Configure Profiling with the PyTorch Profiler Plugin#

Similar to NSys, recipe users can use the bridge.recipes.run_plugins.PyTorchProfilerPlugin for convenient configuration:

from megatron.bridge.recipes.run_plugins import PyTorchProfilerPlugin

plugins = [
    PyTorchProfilerPlugin(
        profile_step_start=10,
        profile_step_end=15,
        profile_ranks=[0],
        record_memory_history=True,
        memory_snapshot_path="memory_snapshot.pickle",
        record_shapes=True,
    )
]

Memory Profiling#

Megatron Bridge provides built-in support for CUDA memory profiling to track and analyze memory usage patterns during training, including GPU memory allocation and consumption tracking.

More information about the generated memory profiles can be found here.

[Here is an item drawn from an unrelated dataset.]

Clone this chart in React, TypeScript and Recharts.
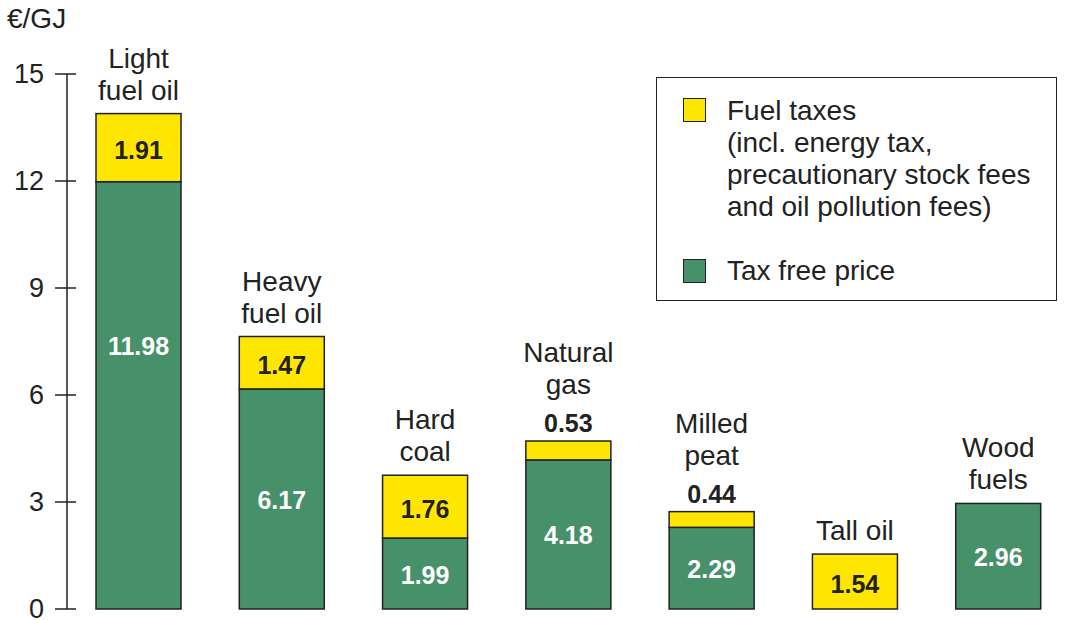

Configure Memory Profiling#

Enable memory profiling by setting record_memory_history=True in your ProfilingConfig. This can be used with either profiling mode:

from megatron.bridge.training.config import ProfilingConfig

cfg.profiling = ProfilingConfig(
    use_pytorch_profiler=True,  # or use_nsys_profiler=True
    profile_step_start=10,
    profile_step_end=15,
    profile_ranks=[0],
    record_memory_history=True,
    memory_snapshot_path="memory_trace.pickle",  # Customize output path
)

Analyze Memory Usage#

After the run completes, memory snapshots for each specified rank are saved to the designated path. Load these traces using the PyTorch Memory Viz tool to plot memory usage over time and detect bottlenecks or leaks in your training pipeline.

Optimize Profiling Accuracy#

Profiling adds overhead to your training job, so measured timings may be slightly higher than normal operation. For accurate profiling results, disable other intensive operations like frequent checkpointing during the profiled step range. Choose your profiling step range carefully to capture representative training behavior while minimizing the performance impact on the overall job.